Bernard Marrey nous a quittés

Compagnon de route de l’association Minga qu’il a présidée pendant une dizaine d’années, Bernard Marrey vient de nous quitter.

Bernard, avec son style parfois un peu rude, a toujours témoigné un profond respect pour un militantisme qui se place sur le registre du faire, du bâtir ensemble, de la mise en œuvre d’idées qui se confrontent à la réalité de l’économie capitaliste dans ce qu’elle a d’injuste, d’éprouvante, d’abrasive, mais force aussi toute notre créativité. À juste titre rétif aux nouvelles formes de gouvernance où personne n’assume rien, il nous a enseigné l’importance de l’esprit de la démocratie, de la délibération, de la forme qui engage à assumer une décision collective sur le fond, et à s’y tenir. Dans cette période dépolitisante du début du XXIème siècle où la pensée du tout marché allait jusqu’à s’infiltrer dans les milieux les plus « alternatifs », on mesure aujourd’hui le caractère précieux de ce qu’il nous a transmis.

Comme président de Minga, son souci de l’efficacité s’illustrait d’emblée en plaçant sa montre à gousset sur la table en début de chaque réunion, nous rappelant ainsi l’impératif du temps et l’importance d’éviter des discussions qui s’éternisent. Pour l’assemblée de « moutons à cinq pattes » que nous étions, il nous fallait cette forme d’autorité, respectueuse des enjeux qui nous réunissaient et du temps que chacun était prêt à y consacrer. Bernard l’avait.

Engagé aux Editions du Linteau, spécialisée dans les questions d’architecture, son métier d’éditeur nous a aidé à mettre de l’ordre dans nos idées et nos pensées. Il a participé à la rédaction de notre premier ouvrage « Vers un commerce équitable », notre « petit livre rouge » comme on l’aimait l’appeler pour taquiner Michel Besson . Un petit ouvrage pour répondre à l’instrumentalisation marketing de la notion de commerce équitable par la grande distribution. Comme nous, il détestait les grandes surfaces et l’évolution des « grands magasins » dont il avait souhaité retracer l’histoire . Avec nous, il a porté l’évolution de notre association pour défendre non plus seulement un commerce, mais bien une économie équitable, à commencer par faire, à partir de 2007, du sujet alimentaire une priorité politique.

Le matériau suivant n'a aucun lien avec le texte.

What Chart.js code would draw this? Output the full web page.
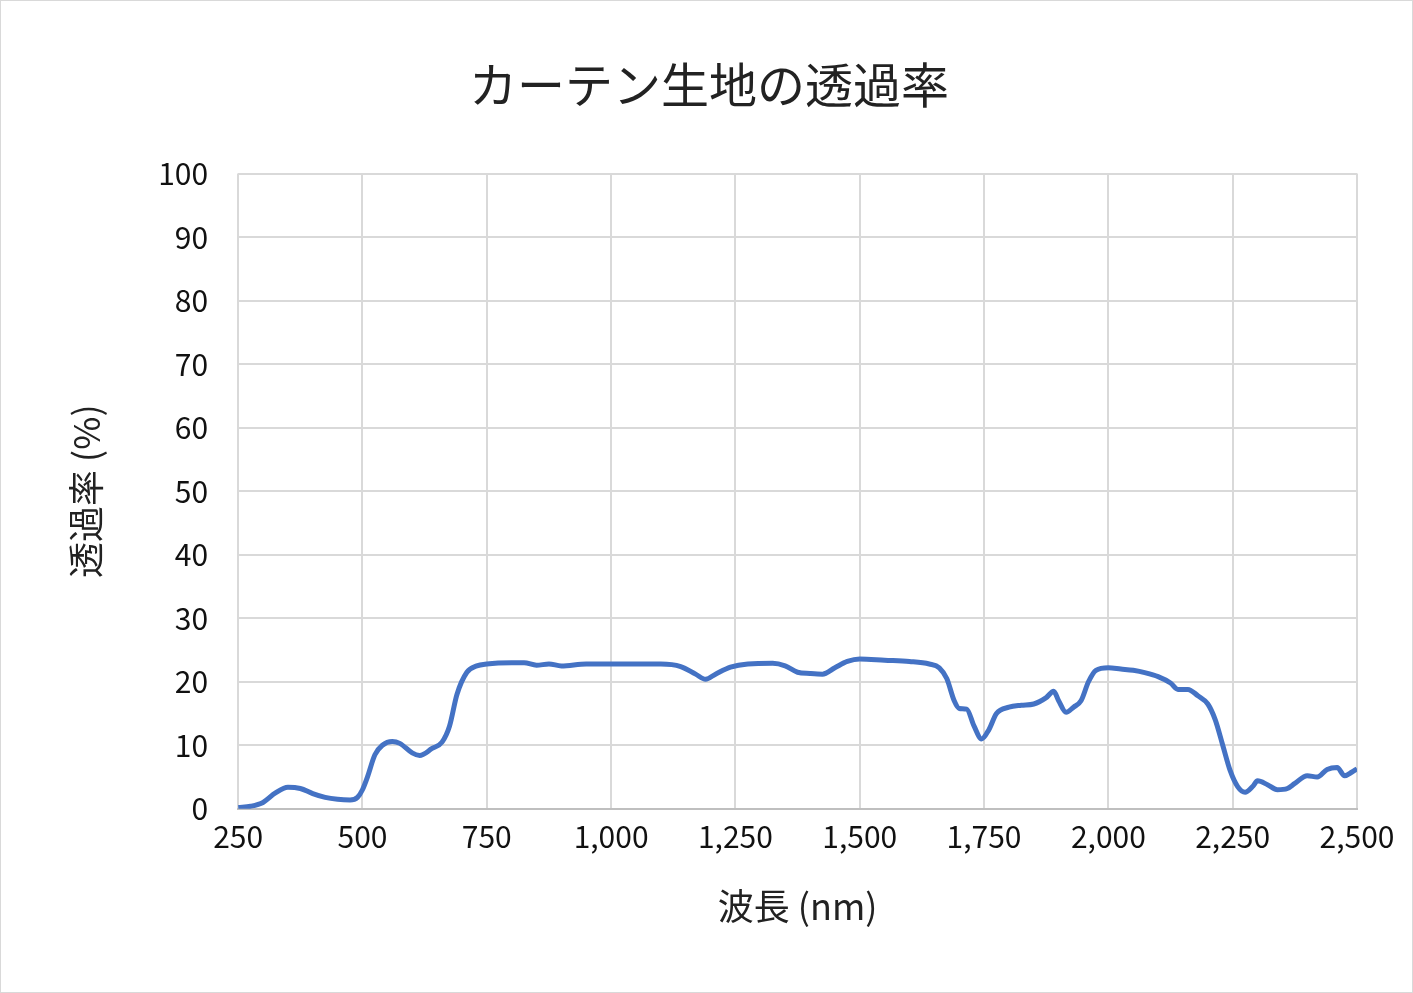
<!DOCTYPE html><html><head><meta charset="utf-8">
<script src="https://cdn.jsdelivr.net/npm/chart.js@4"></script>
<style>body{margin:0;background:#fff}#w{position:absolute;left:0;top:0;width:1411px;height:991px;border:1px solid #d9d9d9}</style>
</head><body><div id="w"><canvas id="c" width="1411" height="991"></canvas></div><script>
const wavelengths=[250,275,300,325,350,375,400,425,450,475,490,500,510,525,540,560,575,600,615,640,660,675,690,710,730,750,800,825,850,875,900,950,1000,1050,1100,1140,1170,1190,1210,1240,1275,1325,1350,1375,1400,1425,1450,1475,1500,1550,1600,1640,1660,1675,1690,1700,1715,1730,1745,1760,1775,1800,1825,1850,1875,1890,1900,1915,1930,1945,1960,1975,2000,2025,2050,2075,2100,2125,2140,2160,2180,2200,2215,2230,2245,2260,2275,2290,2300,2320,2340,2360,2375,2400,2420,2440,2460,2475,2490,2500];
const transmittance=[0.2,0.4,1,2.5,3.4,3.2,2.4,1.8,1.5,1.4,1.8,3,5,8.5,10,10.6,10.3,8.8,8.4,9.5,10.5,13,18,21.5,22.5,22.8,23,23,22.6,22.8,22.5,22.8,22.8,22.8,22.8,22.4,21.2,20.4,21.2,22.3,22.8,22.9,22.5,21.5,21.3,21.2,22.2,23.2,23.6,23.4,23.2,22.8,22.2,20.5,17,15.8,15.7,13,11,12.5,15,16,16.3,16.5,17.5,18.5,17,15.2,16,17,20,21.8,22.2,22,21.8,21.4,20.8,19.8,18.8,18.8,17.8,16.5,14,10,6,3.5,2.6,3.5,4.4,3.8,3,3.2,4,5.2,5,6.2,6.5,5.2,5.8,6.3];
const font='"Noto Sans CJK JP","Noto Sans",sans-serif';
new Chart(document.getElementById('c'),{type:'line',
data:{datasets:[{data:wavelengths.map((x,i)=>({x,y:transmittance[i]})),borderColor:'#4472c4',borderWidth:5,pointRadius:0,cubicInterpolationMode:'monotone'}]},
options:{responsive:false,animation:false,devicePixelRatio:1,
layout:{padding:{left:60,right:55,top:45,bottom:60}},
plugins:{legend:{display:false},title:{display:true,text:'カーテン生地の透過率',font:{family:font,size:48,weight:'normal'},color:'#222',padding:{top:10,bottom:60}}},
scales:{x:{type:'linear',min:250,max:2500,ticks:{stepSize:250,color:'#111',font:{family:font,size:30},padding:10},grid:{color:'#d9d9d9',lineWidth:2,tickLength:0},border:{color:'#bfbfbf',width:2},title:{display:true,text:'波長 (nm)',color:'#222',font:{family:font,size:36},padding:{top:20}}},
y:{min:0,max:100,ticks:{stepSize:10,color:'#111',font:{family:font,size:30},padding:30},grid:{color:'#d9d9d9',lineWidth:2,tickLength:0},border:{display:false},title:{display:true,text:'透過率 (%)',color:'#222',font:{family:font,size:36},padding:{bottom:20}}}}}});
</script></body></html>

À ce titre, la contribution de Bernard a été particulièrement précieuse. Au croisement de l’architecture et de l’alimentation, le sujet du foncier l’a nécessairement saisi. La réédition du livre « Utopie foncière » d’Edgard Pisani a permis à Bernard de nouer des relations chaleureuses avec son auteur, qu’il aimait aller rencontrer en scooter à Paris dans le cadre de la réédition de son ouvrage. Leurs échanges sur la gravité du sujet alimentaire, et leurs convergences de vues, les amèneront à conduire plus tard l’édition de l’ouvrage collectif, « Seule la diversité cultivée peut nourrir le monde », porté en réponse à l’OMC en 2011, rappelant ensemble combien seule la diversité pouvait « conduire à l’unité du monde ».

De l’alimentation au sujet de la semence, il n’y a eu ensuite qu’un pas qui fut vite franchi par Bernard et Catherine, son épouse. Cela s’est traduit par la réédition du « Manuel pratique de la culture maraîchère de Paris » et leurs aides à l’édition du petit ouvrage « Graines d’un Paris d’avenir ».

Bernard aimait l’architecture et la technique, et partageait avec nous le rejet des « murs d’orgueil » (pour reprendre les termes du manifeste du Bauhaus de Walter Gropius) qui entretenaient les petites vanités de classe du taylorisme. Les livrets cartes de vœux de sa maison d’édition étaient sa façon à lui de nous souhaiter une bonne année en attisant sans cesse notre curiosité.

Il aimait l’architecture comme les échanges entretenus dans l’idée de bâtir un bel ouvrage, en tant qu’aventures humaines. Cela ne l’empêchait pas d’avoir parfois une vision critique des architectes quand l’œuvre en venait à prendre le pas sur le reste (« mon œuvre ! »), notamment sur la vie des habitants et les enjeux de biodiversité. Cette attention nous a grandi.

Merci, Bernard.

À Catherine, qui a participé à tous ses engagements, et à ses proches, nous adressons nos plus sincères condoléances.